When Lionel Trilling wrote a short book of criticism about Forster’s novels—one of the earliest and best—he did not know about Forster’s homosexuality. The novelist in any case was still alive and so the subject could not have been mentioned. Our sexual climate has changed so quickly that it seems odd to remember this. The thing was taken for granted, of course, in his circle and in these letters to his friends, and mentioned no more frequently than sex itself would have been at a slightly earlier date. (As Philip Larkin puts it in a poem, “Sexual intercourse began / In 1963.”) A year or two earlier than that, I happened to mention the subject without thinking, in a piece on Forster’s novels, and was instantly sent a very sharp missive by the great man, requiring me never to do so again.

Trilling’s book gains, if anything, from the omission. And Wilfred Stone’s study, The Cave and the Mountain, does not suffer either. Forster and Stone had a ceremonious correspondence (“We talked of your research-projects, and I am concerned to think that I may be incommoding them”) and a “compromise” was worked out in 1957 which left the novelist’s privacy wholly intact. A positive advantage to Stone, who concentrated instead on the inner significance of the Marabar caves and hills, and thus added an illuminating chapter to Forster studies. Certainly one of the most haunting things in A Passage to India is Mrs. Moore’s reaction to her Marabar experiences, and here Forster seems to be using the mother figure both to test a blank experience and to protect himself against it. Mrs. Moore’s vastation and death are a curiously subtle revenge against the mother who could never be told anything, but on whom his emotional security continued to depend.

His long diary letters to his mother from India in 1921 are not of great interest, because they are seeing India through his mother’s eyes, as it were, and telling her what she would like to hear from him about it. In the second half of his life Forster became increasingly chameleonlike as a correspondent, where his mother was concerned rather touchingly so. At times does he not overdo it? Can she have been taken in when he sends her an account of Hardy’s funeral at Westminster Abbey in January 1928, remarking demurely that “it was very wonderful standing close to such great people for so long.” True, he is appropriately feline the next moment, noting that Kipling had been “dumped” between Ramsay MacDonald and Bernard Shaw and “did not seem to appreciate his position.” The mother motif returns when Forster is writing to Christopher Isherwood about The Ascent of F6, and how to mount the climactic scene with the ice mother at the top of the mountain: “You want something easy for the spectator, and the easiest is mother in white on ice-throne.”
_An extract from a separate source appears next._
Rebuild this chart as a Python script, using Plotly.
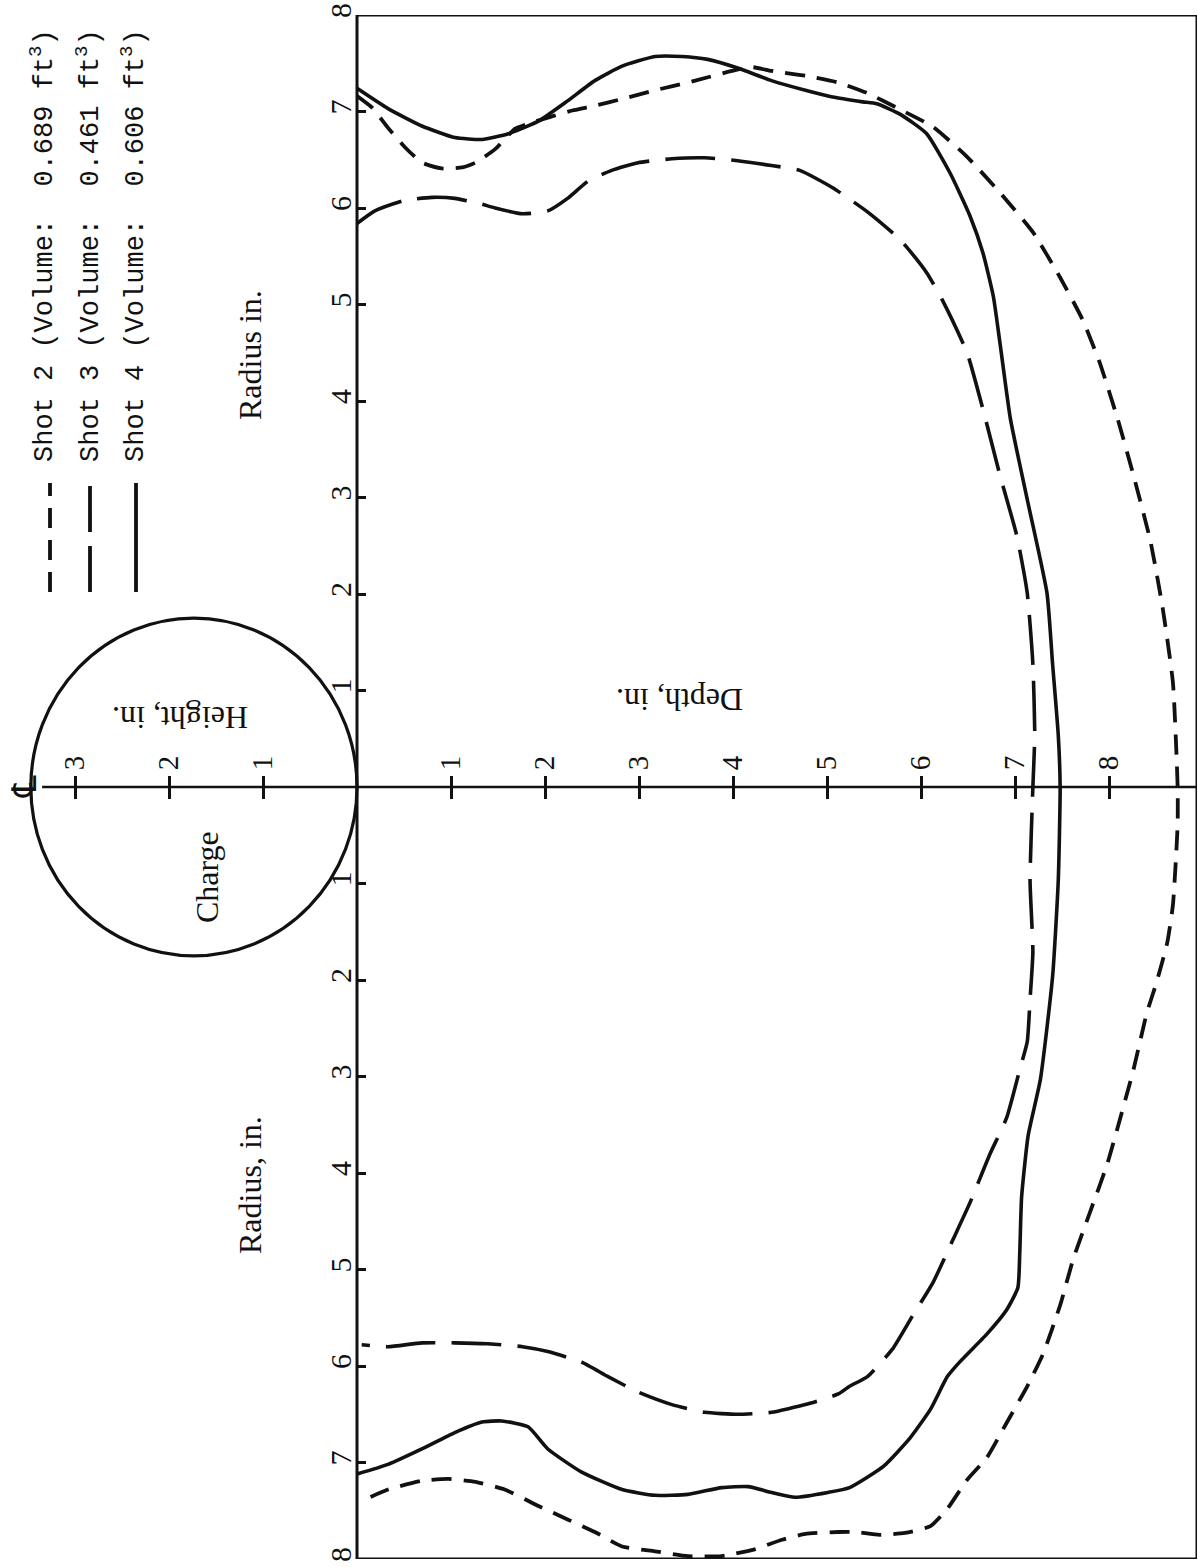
import plotly.graph_objects as go

# ---------------- data (depth in inches, radius in inches) ----------------
shot2_depth = [0.0, 0.16, 0.33, 0.51, 0.69, 0.90, 1.12, 1.26, 1.47, 1.68, 1.84, 2.29, 2.53, 2.82,
               3.17, 3.52, 3.99, 4.20, 4.41, 4.77, 5.12, 5.43, 5.78, 6.13, 6.49, 6.84, 7.19,
               7.48, 7.72, 7.90, 8.09, 8.26, 8.44, 8.57, 8.68, 8.73,
               8.73, 8.68, 8.62, 8.51, 8.40, 8.26, 8.12, 7.98, 7.80, 7.62, 7.48, 7.30, 7.13,
               6.91, 6.70, 6.49, 6.28, 6.10, 5.83, 5.56, 5.30, 5.12, 4.77, 4.52, 4.23, 3.88,
               3.52, 3.17, 2.82, 2.53, 2.24, 1.93, 1.57, 1.26, 0.97, 0.69, 0.33, 0.09]
shot2_radius = [7.16, 7.04, 6.83, 6.63, 6.47, 6.41, 6.42, 6.47, 6.61, 6.82, 6.88, 7.01, 7.06, 7.13,
                7.22, 7.30, 7.42, 7.46, 7.42, 7.37, 7.30, 7.19, 7.02, 6.84, 6.53, 6.16, 5.75,
                5.28, 4.84, 4.40, 3.82, 3.23, 2.55, 1.86, 1.08, 0.0,
                -0.39, -1.22, -1.61, -2.01, -2.35, -2.93, -3.43, -3.91, -4.40, -4.89, -5.37, -5.87, -6.21,
                -6.59, -6.95, -7.18, -7.48, -7.66, -7.73, -7.75, -7.72, -7.72, -7.74, -7.80, -7.90, -7.97,
                -7.97, -7.92, -7.87, -7.72, -7.59, -7.45, -7.28, -7.20, -7.17, -7.19, -7.28, -7.38]

shot3_depth = [0.0, 0.19, 0.51, 0.80, 1.04, 1.29, 1.47, 1.76, 2.03, 2.24, 2.46, 2.71, 2.99, 3.35,
               3.70, 4.05, 4.41, 4.71, 5.06, 5.43, 5.78, 6.06, 6.23, 6.49, 6.66, 6.84, 7.02,
               7.13, 7.19, 7.21, 7.19,
               7.16, 7.19, 7.16, 7.13, 7.05, 6.91, 6.73, 6.52, 6.34, 6.13, 5.91, 5.70, 5.43,
               5.24, 5.12, 4.77, 4.41, 4.05, 3.70, 3.35, 2.99, 2.67, 2.39, 2.03, 1.76, 1.39,
               1.04, 0.69, 0.33, 0.05]
shot3_radius = [5.84, 5.97, 6.08, 6.11, 6.10, 6.05, 6.00, 5.94, 5.97, 6.10, 6.28, 6.39, 6.47, 6.51,
                6.52, 6.49, 6.44, 6.39, 6.21, 5.96, 5.67, 5.33, 5.04, 4.50, 3.91, 3.23, 2.60,
                2.01, 1.27, 0.54, 0.0,
                -0.97, -1.71, -2.20, -2.64, -2.93, -3.43, -3.81, -4.31, -4.69, -5.13, -5.48, -5.82, -6.11,
                -6.21, -6.29, -6.40, -6.48, -6.50, -6.48, -6.40, -6.27, -6.11, -5.96, -5.85, -5.80, -5.77,
                -5.76, -5.76, -5.80, -5.78]

shot4_depth = [0.0, 0.33, 0.69, 1.04, 1.33, 1.61, 1.93, 2.24, 2.53, 2.82, 3.17, 3.46, 3.73, 4.05,
               4.41, 4.77, 5.06, 5.38, 5.53, 5.78, 6.06, 6.31, 6.52, 6.66, 6.77, 6.84, 6.95,
               7.13, 7.34, 7.40, 7.46, 7.48,
               7.46, 7.40, 7.27, 7.14, 7.07, 7.05, 7.03, 6.91, 6.70, 6.41, 6.28, 6.10, 5.88,
               5.60, 5.24, 5.01, 4.66, 4.41, 4.16, 3.88, 3.52, 3.17, 2.82, 2.39, 2.03, 1.82,
               1.54, 1.33, 1.04, 0.69, 0.33, 0.0]
shot4_radius = [7.24, 7.03, 6.85, 6.73, 6.71, 6.77, 6.90, 7.11, 7.32, 7.47, 7.57, 7.57, 7.54, 7.45,
                7.32, 7.22, 7.15, 7.10, 7.08, 6.97, 6.77, 6.36, 5.92, 5.53, 5.08, 4.60, 3.82,
                2.98, 2.01, 1.27, 0.54, 0.0,
                -0.97, -1.96, -3.03, -3.61, -4.25, -4.84, -5.19, -5.42, -5.67, -5.96, -6.11, -6.45, -6.75,
                -7.04, -7.26, -7.31, -7.36, -7.31, -7.25, -7.26, -7.33, -7.34, -7.28, -7.10, -6.86, -6.63,
                -6.57, -6.58, -6.69, -6.86, -7.02, -7.12]

shot_names = ["Shot 2", "Shot 3", "Shot 4"]
shot_volumes = ["0.689", "0.461", "0.606"]

depth_ticks = [-3, -2, -1, 1, 2, 3, 4, 5, 6, 7, 8]
depth_ticktext = ["3", "2", "1", "1", "2", "3", "4", "5", "6", "7", "8"]
radius_ticks = [-8, -7, -6, -5, -4, -3, -2, -1, 1, 2, 3, 4, 5, 6, 7, 8]
radius_ticktext = ["8", "7", "6", "5", "4", "3", "2", "1", "1", "2", "3", "4", "5", "6", "7", "8"]

charge_height = 3.47      # charge diameter (height above surface), in.
charge_half_width = 1.75  # charge radius, in.

X_MIN, X_MAX = -3.798, 8.936
Y_MIN, Y_MAX = -8.0, 8.0
CENTERLINE_START = -3.35

# ---------------- figure geometry ----------------
W, H = 1198, 1567
ML, MR, MT, MB = 0, 1, 15, 8
PW, PH = W - ML - MR, H - MT - MB
MONO = "Liberation Mono, Courier New, monospace"
SERIF = "Liberation Serif, DejaVu Serif, serif"


def pxx(x):
    return (x - ML) / PW


def pxy(y):
    return (H - MB - y) / PH


ink = "#111111"
dash2 = "20px,12px"
dash3 = "50px,16px"

fig = go.Figure()
fig.add_trace(go.Scatter(x=shot2_depth, y=shot2_radius, mode="lines", name=shot_names[0],
                         line=dict(color=ink, width=3.8, dash=dash2, shape="spline", smoothing=0.5),
                         hoverinfo="skip"))
fig.add_trace(go.Scatter(x=shot3_depth, y=shot3_radius, mode="lines", name=shot_names[1],
                         line=dict(color=ink, width=3.6, dash=dash3, shape="spline", smoothing=0.5),
                         hoverinfo="skip"))
fig.add_trace(go.Scatter(x=shot4_depth, y=shot4_radius, mode="lines", name=shot_names[2],
                         xaxis="x2",
                         line=dict(color=ink, width=3.6, shape="spline", smoothing=0.5),
                         hoverinfo="skip"))

shapes = [
    dict(type="rect", xref="x", yref="y", x0=0, x1=X_MAX, y0=Y_MIN, y1=Y_MAX,
         line=dict(color=ink, width=3), layer="below"),
    dict(type="line", xref="x", yref="y", x0=CENTERLINE_START, x1=X_MAX, y0=0, y1=0,
         line=dict(color=ink, width=2.5), layer="below"),
    dict(type="circle", xref="x", yref="y", x0=-charge_height, x1=0,
         y0=-charge_half_width, y1=charge_half_width, line=dict(color=ink, width=3.2)),
]

leg_x = [50, 90, 136]
leg_dash = [dash2, "46px,14px", "solid"]
for lx, ld in zip(leg_x, leg_dash):
    shapes.append(dict(type="line", xref="paper", yref="paper", x0=pxx(lx), x1=pxx(lx),
                       y0=pxy(592), y1=pxy(483), line=dict(color=ink, width=3.8, dash=ld)))

annotations = []
leg_text_x = [43, 89, 134]
for tx, nm, vol in zip(leg_text_x, shot_names, shot_volumes):
    annotations.append(dict(xref="paper", yref="paper", x=pxx(tx), y=pxy(246),
                            text=f"{nm} (Volume:  {vol} ft<sup>3</sup>)", textangle=-90,
                            showarrow=False, xanchor="center", yanchor="middle",
                            font=dict(family=MONO, size=27, color=ink)))

labels = [
    ("Radius in.", 250, 355, -90),
    ("Radius, in.", 250, 1185, -90),
    ("Depth, in.", 680, 700, 180),
    ("Height, in.", 180, 718, 180),
    ("Charge", 207, 877, -90),
]
for txt, lx, ly, ang in labels:
    annotations.append(dict(xref="paper", yref="paper", x=pxx(lx), y=pxy(ly), text=txt,
                            textangle=ang, showarrow=False, xanchor="center", yanchor="middle",
                            font=dict(family=SERIF, size=32, color=ink)))
annotations.append(dict(xref="paper", yref="paper", x=pxx(24), y=pxy(787), text="\u2104",
                        textangle=-90, showarrow=False, xanchor="center", yanchor="middle",
                        font=dict(family="DejaVu Sans", size=34, color=ink)))

fig.update_layout(
    width=W, height=H,
    margin=dict(l=ML, r=MR, t=MT, b=MB, pad=0),
    paper_bgcolor="white", plot_bgcolor="white",
    showlegend=False,
    shapes=shapes,
    annotations=annotations,
    xaxis=dict(range=[X_MIN, X_MAX], domain=[0, 1], anchor="free", position=0.5,
               side="top", showline=False, zeroline=False, showgrid=False,
               ticks="outside", ticklen=11, tickwidth=2.5, tickcolor=ink,
               tickvals=depth_ticks, ticktext=depth_ticktext, tickangle=-90,
               tickfont=dict(family=SERIF, size=29, color=ink)),
    xaxis2=dict(range=[X_MIN, X_MAX], matches="x", overlaying="x", anchor="free", position=0.5,
                side="bottom", showline=False, zeroline=False, showgrid=False,
                ticks="outside", ticklen=11, tickwidth=2.5, tickcolor=ink,
                tickvals=depth_ticks, showticklabels=False),
    yaxis=dict(range=[Y_MIN, Y_MAX], domain=[0, 1], anchor="free", position=(357 - ML) / PW,
               side="left", showline=False, zeroline=False, showgrid=False,
               ticks="inside", ticklen=8, tickwidth=2.5, tickcolor=ink,
               tickvals=radius_ticks, ticktext=radius_ticktext, tickangle=-90,
               tickfont=dict(family=SERIF, size=30, color=ink)),
)

fig.write_html("out.html", config={"displayModeBar": False},
               post_script="document.body.style.margin='0';document.body.style.overflow='hidden';")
By then Forster had long ceased to write novels, though occasional essays and puckishly evangelical pamphlets continued to flow from his pen. He frequently refers, and with a deliberative complacency, to the success of A Passage to India, and to his unexpected satisfaction with it. He knew how to retire on the crest of a classic, as it were, and from a position of acknowledged strength. But when mentioning A Passage in letters to friends he maintains his tone of cozy modesty. To William Plomer, who has just written a novel about London, he suggests that “some fallacy, not a serious one, has seduced us both, some confusion between the dish and the dinner.” They have both committed, he seems to be saying, what critics now call the “Fallacy of Imitative Form”—“I tried to show that India is an unexplainable muddle by introducing an unexplained muddle—Miss Quested’s experience in the cave.” William Plomer, a sharp, sensitive, and secretive man (he appears as the novelist St. Quentin in Elizabeth Bowen’s The Death of the Heart) very possibly did not care for the bland coupling of the “muddle” in Forster’s novel and in his own, but this dig may have been just what Forster intended.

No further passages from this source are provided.